-- start of Information provided --
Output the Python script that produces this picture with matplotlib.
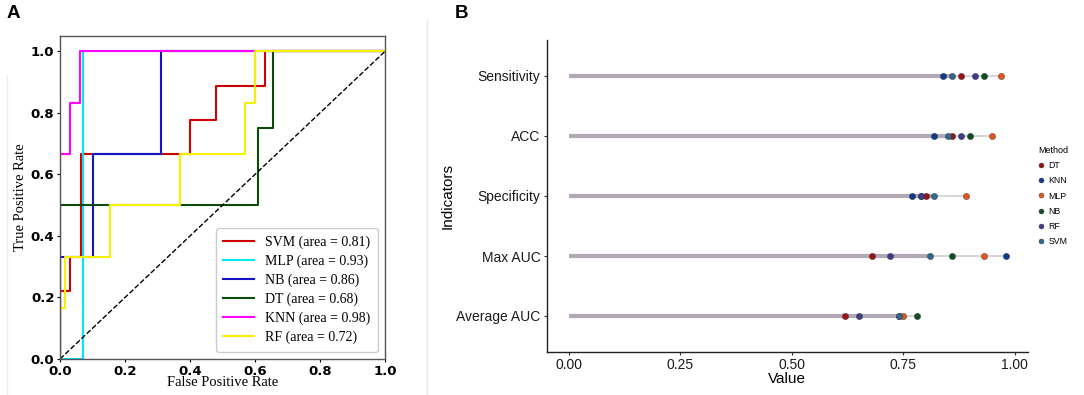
import matplotlib
matplotlib.use("Agg")

import matplotlib.pyplot as plt
from matplotlib.lines import Line2D

# ROC curves (panel A) -----------
roc_names = ["SVM", "MLP", "NB", "DT", "KNN", "RF"]
roc_auc = [0.81, 0.93, 0.86, 0.68, 0.98, 0.72]
roc_colors = ["#d00000", "#00e8f0", "#1414c4", "#0b4a0b", "#ff00ff", "#f7f000"]

svm_fpr = [0, 0, 0, 0.03, 0.03, 0.065, 0.065, 0.40, 0.40, 0.48, 0.48, 0.63, 0.63, 1]
svm_tpr = [0, 0.11, 0.22, 0.22, 0.333, 0.333, 0.667, 0.667, 0.778, 0.778, 0.889, 0.889, 1, 1]
mlp_fpr = [0, 0.07, 0.07, 1]
mlp_tpr = [0, 0, 1, 1]
nb_fpr = [0, 0, 0.103, 0.103, 0.31, 0.31, 1]
nb_tpr = [0, 0.333, 0.333, 0.667, 0.667, 1, 1]
dt_fpr = [0, 0, 0.61, 0.61, 0.656, 0.656, 1]
dt_tpr = [0, 0.5, 0.5, 0.75, 0.75, 1, 1]
knn_fpr = [0, 0, 0.03, 0.03, 0.06, 0.06, 1]
knn_tpr = [0, 0.667, 0.667, 0.833, 0.833, 1, 1]
rf_fpr = [0, 0, 0.014, 0.014, 0.154, 0.154, 0.37, 0.37, 0.57, 0.57, 0.60, 0.60, 1]
rf_tpr = [0, 0.167, 0.167, 0.333, 0.333, 0.5, 0.5, 0.667, 0.667, 0.833, 0.833, 1, 1]

roc_fpr = [svm_fpr, mlp_fpr, nb_fpr, dt_fpr, knn_fpr, rf_fpr]
roc_tpr = [svm_tpr, mlp_tpr, nb_tpr, dt_tpr, knn_tpr, rf_tpr]

# indicator lollipops (panel B) --
indicators = ["Sensitivity", "ACC", "Specificity", "Max AUC", "Average AUC"]
methods = ["DT", "KNN", "MLP", "NB", "RF", "SVM"]
method_colors = ["#9a1212", "#0c3c8c", "#e3561b", "#0d4f22", "#3f3c8c", "#2f6a8c"]

dt_vals = [0.88, 0.86, 0.80, 0.68, 0.62]
knn_vals = [0.84, 0.82, 0.77, 0.98, 0.74]
mlp_vals = [0.97, 0.95, 0.89, 0.93, 0.75]
nb_vals = [0.93, 0.90, 0.79, 0.86, 0.78]
rf_vals = [0.91, 0.88, 0.79, 0.72, 0.65]
svm_vals = [0.86, 0.85, 0.82, 0.81, 0.74]
method_vals = [dt_vals, knn_vals, mlp_vals, nb_vals, rf_vals, svm_vals]

W, H = 1084, 395
fig = plt.figure(figsize=(W / 100, H / 100), dpi=100)

# faint panel borders from the original figure
fig.add_artist(Line2D([427 / W, 427 / W], [0, 1 - 20 / H], color="#e8e8e8", lw=1))
fig.add_artist(Line2D([7 / W, 7 / W], [0, 1 - 75 / H], color="#ececec", lw=1))

fig.text(7 / W, 1 - 18 / H, "A", fontsize=13.5, fontweight="bold", family="Liberation Sans")
fig.text(455 / W, 1 - 18 / H, "B", fontsize=13.5, fontweight="bold", family="Liberation Sans")

# panel A ------------------------
ax1 = fig.add_axes([60 / W, 36 / H, 325 / W, 323 / H])
for name, auc, col, fpr, tpr in zip(roc_names, roc_auc, roc_colors, roc_fpr, roc_tpr):
    ax1.plot(fpr, tpr, color=col, lw=1.5, label=f"{name} (area = {auc:.2f})")
ax1.plot([0, 1], [0, 1], color="black", lw=1, ls="--")
ax1.set_xlim(0, 1)
ax1.set_ylim(0, 1.05)
ax1.set_xticks([0, 0.2, 0.4, 0.6, 0.8, 1.0])
ax1.set_yticks([0, 0.2, 0.4, 0.6, 0.8, 1.0])
for lab in ax1.get_xticklabels() + ax1.get_yticklabels():
    lab.set_fontweight("bold")
    lab.set_fontsize(9.5)
ax1.tick_params(length=2, pad=2)
for sp in ax1.spines.values():
    sp.set_color("#555555")
    sp.set_linewidth(1)
ax1.set_xlabel("False Positive Rate", family="Liberation Serif", fontsize=10.5, labelpad=-1)
ax1.set_ylabel("True Positive Rate", family="Liberation Serif", fontsize=10.5, labelpad=3)
ax1.legend(loc="lower right", prop={"family": "Liberation Serif", "size": 10},
           handlelength=2.2, labelspacing=0.4, borderpad=0.55, framealpha=1,
           edgecolor="#cccccc")

# panel B ------------------------
ax2 = fig.add_axes([546.7 / W, 43 / H, 481 / W, 312 / H])
ypos = list(range(len(indicators), 0, -1))
for i, y in enumerate(ypos):
    row = [v[i] for v in method_vals]
    ax2.plot([min(row), max(row)], [y, y], color="#cfcfcf", lw=1.2, zorder=1)
    ax2.plot([0, svm_vals[i]], [y, y], color="#b2a8b6", lw=3, solid_capstyle="butt", zorder=2)
for m, col, vals in zip(methods, method_colors, method_vals):
    ax2.plot(vals, ypos, ls="none", marker="o", ms=4.5, color=col,
             mec="#333333", mew=0.3, zorder=3, label=m)

ax2.set_xlim(-0.049, 1.029)
ax2.set_ylim(0.4, 5.6)
ax2.set_yticks(ypos)
ax2.set_yticklabels(indicators)
ax2.set_xticks([0, 0.25, 0.5, 0.75, 1.0])
ax2.set_xticklabels(["0.00", "0.25", "0.50", "0.75", "1.00"])
for lab in ax2.get_xticklabels() + ax2.get_yticklabels():
    lab.set_family("Liberation Sans")
    lab.set_fontsize(10)
    lab.set_color("#1a1a1a")
ax2.tick_params(length=2.5, width=0.8, color="#333333", pad=2)
for s in ["top", "right"]:
    ax2.spines[s].set_visible(False)
for s in ["left", "bottom"]:
    ax2.spines[s].set_color("#222222")
    ax2.spines[s].set_linewidth(1)
ax2.set_xlabel("Value", family="Liberation Sans", fontsize=11, labelpad=0)
ax2.set_ylabel("Indicators", family="Liberation Sans", fontsize=11, labelpad=1)

leg = ax2.legend(loc="center left", bbox_to_anchor=(1.005, 0.5), frameon=False,
                 title="Method", prop={"family": "Liberation Sans", "size": 6.3},
                 title_fontproperties={"family": "Liberation Sans", "size": 6.5},
                 handlelength=0.8, handletextpad=0.4, labelspacing=0.72, markerscale=0.8)
leg._legend_box.align = "left"

fig.savefig("out.png", dpi=100)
-- end of Information provided --
▶ _Task details_: Copy the listing in full and without alteration, omitting every picture.

▶ _Output for this task_:
Output the Python script that produces this picture with matplotlib.
import matplotlib
matplotlib.use("Agg")

import matplotlib.pyplot as plt
from matplotlib.lines import Line2D

# ROC curves (panel A) -----------
roc_names = ["SVM", "MLP", "NB", "DT", "KNN", "RF"]
roc_auc = [0.81, 0.93, 0.86, 0.68, 0.98, 0.72]
roc_colors = ["#d00000", "#00e8f0", "#1414c4", "#0b4a0b", "#ff00ff", "#f7f000"]

svm_fpr = [0, 0, 0, 0.03, 0.03, 0.065, 0.065, 0.40, 0.40, 0.48, 0.48, 0.63, 0.63, 1]
svm_tpr = [0, 0.11, 0.22, 0.22, 0.333, 0.333, 0.667, 0.667, 0.778, 0.778, 0.889, 0.889, 1, 1]
mlp_fpr = [0, 0.07, 0.07, 1]
mlp_tpr = [0, 0, 1, 1]
nb_fpr = [0, 0, 0.103, 0.103, 0.31, 0.31, 1]
nb_tpr = [0, 0.333, 0.333, 0.667, 0.667, 1, 1]
dt_fpr = [0, 0, 0.61, 0.61, 0.656, 0.656, 1]
dt_tpr = [0, 0.5, 0.5, 0.75, 0.75, 1, 1]
knn_fpr = [0, 0, 0.03, 0.03, 0.06, 0.06, 1]
knn_tpr = [0, 0.667, 0.667, 0.833, 0.833, 1, 1]
rf_fpr = [0, 0, 0.014, 0.014, 0.154, 0.154, 0.37, 0.37, 0.57, 0.57, 0.60, 0.60, 1]
rf_tpr = [0, 0.167, 0.167, 0.333, 0.333, 0.5, 0.5, 0.667, 0.667, 0.833, 0.833, 1, 1]

roc_fpr = [svm_fpr, mlp_fpr, nb_fpr, dt_fpr, knn_fpr, rf_fpr]
roc_tpr = [svm_tpr, mlp_tpr, nb_tpr, dt_tpr, knn_tpr, rf_tpr]

# indicator lollipops (panel B) --
indicators = ["Sensitivity", "ACC", "Specificity", "Max AUC", "Average AUC"]
methods = ["DT", "KNN", "MLP", "NB", "RF", "SVM"]
method_colors = ["#9a1212", "#0c3c8c", "#e3561b", "#0d4f22", "#3f3c8c", "#2f6a8c"]

dt_vals = [0.88, 0.86, 0.80, 0.68, 0.62]
knn_vals = [0.84, 0.82, 0.77, 0.98, 0.74]
mlp_vals = [0.97, 0.95, 0.89, 0.93, 0.75]
nb_vals = [0.93, 0.90, 0.79, 0.86, 0.78]
rf_vals = [0.91, 0.88, 0.79, 0.72, 0.65]
svm_vals = [0.86, 0.85, 0.82, 0.81, 0.74]
method_vals = [dt_vals, knn_vals, mlp_vals, nb_vals, rf_vals, svm_vals]

W, H = 1084, 395
fig = plt.figure(figsize=(W / 100, H / 100), dpi=100)

# faint panel borders from the original figure
fig.add_artist(Line2D([427 / W, 427 / W], [0, 1 - 20 / H], color="#e8e8e8", lw=1))
fig.add_artist(Line2D([7 / W, 7 / W], [0, 1 - 75 / H], color="#ececec", lw=1))

fig.text(7 / W, 1 - 18 / H, "A", fontsize=13.5, fontweight="bold", family="Liberation Sans")
fig.text(455 / W, 1 - 18 / H, "B", fontsize=13.5, fontweight="bold", family="Liberation Sans")

# panel A ------------------------
ax1 = fig.add_axes([60 / W, 36 / H, 325 / W, 323 / H])
for name, auc, col, fpr, tpr in zip(roc_names, roc_auc, roc_colors, roc_fpr, roc_tpr):
    ax1.plot(fpr, tpr, color=col, lw=1.5, label=f"{name} (area = {auc:.2f})")
ax1.plot([0, 1], [0, 1], color="black", lw=1, ls="--")
ax1.set_xlim(0, 1)
ax1.set_ylim(0, 1.05)
ax1.set_xticks([0, 0.2, 0.4, 0.6, 0.8, 1.0])
ax1.set_yticks([0, 0.2, 0.4, 0.6, 0.8, 1.0])
for lab in ax1.get_xticklabels() + ax1.get_yticklabels():
    lab.set_fontweight("bold")
    lab.set_fontsize(9.5)
ax1.tick_params(length=2, pad=2)
for sp in ax1.spines.values():
    sp.set_color("#555555")
    sp.set_linewidth(1)
ax1.set_xlabel("False Positive Rate", family="Liberation Serif", fontsize=10.5, labelpad=-1)
ax1.set_ylabel("True Positive Rate", family="Liberation Serif", fontsize=10.5, labelpad=3)
ax1.legend(loc="lower right", prop={"family": "Liberation Serif", "size": 10},
           handlelength=2.2, labelspacing=0.4, borderpad=0.55, framealpha=1,
           edgecolor="#cccccc")

# panel B ------------------------
ax2 = fig.add_axes([546.7 / W, 43 / H, 481 / W, 312 / H])
ypos = list(range(len(indicators), 0, -1))
for i, y in enumerate(ypos):
    row = [v[i] for v in method_vals]
    ax2.plot([min(row), max(row)], [y, y], color="#cfcfcf", lw=1.2, zorder=1)
    ax2.plot([0, svm_vals[i]], [y, y], color="#b2a8b6", lw=3, solid_capstyle="butt", zorder=2)
for m, col, vals in zip(methods, method_colors, method_vals):
    ax2.plot(vals, ypos, ls="none", marker="o", ms=4.5, color=col,
             mec="#333333", mew=0.3, zorder=3, label=m)

ax2.set_xlim(-0.049, 1.029)
ax2.set_ylim(0.4, 5.6)
ax2.set_yticks(ypos)
ax2.set_yticklabels(indicators)
ax2.set_xticks([0, 0.25, 0.5, 0.75, 1.0])
ax2.set_xticklabels(["0.00", "0.25", "0.50", "0.75", "1.00"])
for lab in ax2.get_xticklabels() + ax2.get_yticklabels():
    lab.set_family("Liberation Sans")
    lab.set_fontsize(10)
    lab.set_color("#1a1a1a")
ax2.tick_params(length=2.5, width=0.8, color="#333333", pad=2)
for s in ["top", "right"]:
    ax2.spines[s].set_visible(False)
for s in ["left", "bottom"]:
    ax2.spines[s].set_color("#222222")
    ax2.spines[s].set_linewidth(1)
ax2.set_xlabel("Value", family="Liberation Sans", fontsize=11, labelpad=0)
ax2.set_ylabel("Indicators", family="Liberation Sans", fontsize=11, labelpad=1)

leg = ax2.legend(loc="center left", bbox_to_anchor=(1.005, 0.5), frameon=False,
                 title="Method", prop={"family": "Liberation Sans", "size": 6.3},
                 title_fontproperties={"family": "Liberation Sans", "size": 6.5},
                 handlelength=0.8, handletextpad=0.4, labelspacing=0.72, markerscale=0.8)
leg._legend_box.align = "left"

fig.savefig("out.png", dpi=100)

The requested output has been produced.